■ **What to do**
Below are the records; collect from them each line containing the string "this".

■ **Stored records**
_ _ _ _ _ _ _

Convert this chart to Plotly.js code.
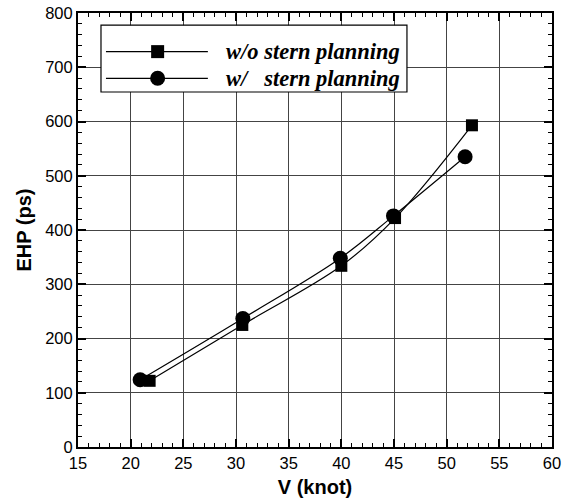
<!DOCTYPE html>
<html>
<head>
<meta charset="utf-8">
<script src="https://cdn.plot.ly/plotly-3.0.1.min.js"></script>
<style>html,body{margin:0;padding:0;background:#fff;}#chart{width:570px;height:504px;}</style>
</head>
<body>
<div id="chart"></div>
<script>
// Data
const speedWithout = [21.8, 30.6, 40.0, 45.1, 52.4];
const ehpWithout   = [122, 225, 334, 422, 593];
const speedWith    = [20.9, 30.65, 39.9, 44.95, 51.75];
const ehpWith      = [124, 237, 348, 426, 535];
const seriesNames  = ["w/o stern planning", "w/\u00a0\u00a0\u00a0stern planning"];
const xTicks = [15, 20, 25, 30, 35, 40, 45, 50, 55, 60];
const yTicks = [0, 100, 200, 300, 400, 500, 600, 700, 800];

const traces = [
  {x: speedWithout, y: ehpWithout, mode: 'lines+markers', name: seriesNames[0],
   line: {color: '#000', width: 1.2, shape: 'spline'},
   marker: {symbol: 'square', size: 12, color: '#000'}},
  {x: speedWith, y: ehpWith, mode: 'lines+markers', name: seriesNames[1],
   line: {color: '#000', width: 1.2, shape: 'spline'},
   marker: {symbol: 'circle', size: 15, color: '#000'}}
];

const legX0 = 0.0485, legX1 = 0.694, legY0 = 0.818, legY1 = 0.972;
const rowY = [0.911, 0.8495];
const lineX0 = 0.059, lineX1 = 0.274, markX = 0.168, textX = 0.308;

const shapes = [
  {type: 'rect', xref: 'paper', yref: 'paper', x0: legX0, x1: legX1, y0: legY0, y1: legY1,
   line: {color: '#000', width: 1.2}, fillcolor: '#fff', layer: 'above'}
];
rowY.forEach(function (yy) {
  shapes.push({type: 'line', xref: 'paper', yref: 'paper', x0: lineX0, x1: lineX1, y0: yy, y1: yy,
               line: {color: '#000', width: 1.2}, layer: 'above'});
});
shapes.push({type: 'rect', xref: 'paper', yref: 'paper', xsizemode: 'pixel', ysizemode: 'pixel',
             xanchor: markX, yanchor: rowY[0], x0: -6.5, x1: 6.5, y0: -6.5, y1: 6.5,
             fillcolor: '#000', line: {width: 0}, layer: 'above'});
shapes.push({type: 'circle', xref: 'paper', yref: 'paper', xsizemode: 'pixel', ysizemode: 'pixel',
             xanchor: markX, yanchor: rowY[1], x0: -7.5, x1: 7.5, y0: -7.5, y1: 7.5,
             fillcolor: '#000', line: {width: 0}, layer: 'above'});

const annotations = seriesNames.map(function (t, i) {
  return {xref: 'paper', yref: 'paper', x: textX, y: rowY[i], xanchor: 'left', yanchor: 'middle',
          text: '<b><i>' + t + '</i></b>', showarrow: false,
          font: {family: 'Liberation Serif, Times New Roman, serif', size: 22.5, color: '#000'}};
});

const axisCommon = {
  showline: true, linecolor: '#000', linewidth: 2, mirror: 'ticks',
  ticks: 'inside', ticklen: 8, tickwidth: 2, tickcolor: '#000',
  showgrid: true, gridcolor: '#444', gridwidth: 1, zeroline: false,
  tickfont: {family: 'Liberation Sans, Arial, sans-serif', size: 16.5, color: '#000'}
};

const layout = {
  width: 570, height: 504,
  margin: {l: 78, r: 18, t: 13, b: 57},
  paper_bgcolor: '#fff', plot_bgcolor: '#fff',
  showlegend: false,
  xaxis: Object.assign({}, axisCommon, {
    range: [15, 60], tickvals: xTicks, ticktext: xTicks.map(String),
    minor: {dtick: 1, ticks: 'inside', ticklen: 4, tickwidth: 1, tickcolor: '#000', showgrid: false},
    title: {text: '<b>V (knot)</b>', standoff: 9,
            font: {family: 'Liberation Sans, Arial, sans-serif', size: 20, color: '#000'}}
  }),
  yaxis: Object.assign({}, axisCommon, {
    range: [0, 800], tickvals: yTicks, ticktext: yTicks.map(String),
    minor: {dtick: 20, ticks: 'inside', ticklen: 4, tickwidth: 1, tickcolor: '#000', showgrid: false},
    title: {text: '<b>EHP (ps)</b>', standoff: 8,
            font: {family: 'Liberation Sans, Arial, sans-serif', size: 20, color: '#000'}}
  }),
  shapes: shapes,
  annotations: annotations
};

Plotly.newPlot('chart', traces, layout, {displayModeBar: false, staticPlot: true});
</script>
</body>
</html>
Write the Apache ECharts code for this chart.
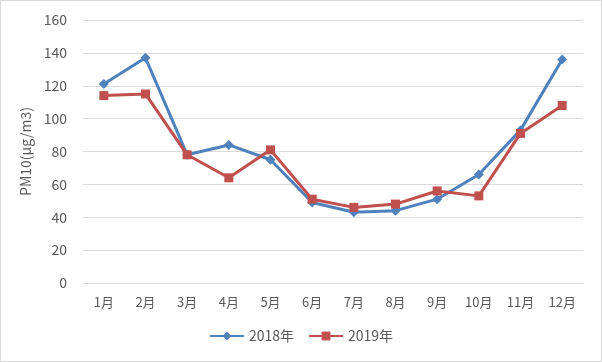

_ _ _ _ _ _ _

■ **Complete response**
Convert this chart to Plotly.js code.
Write the Apache ECharts code for this chart.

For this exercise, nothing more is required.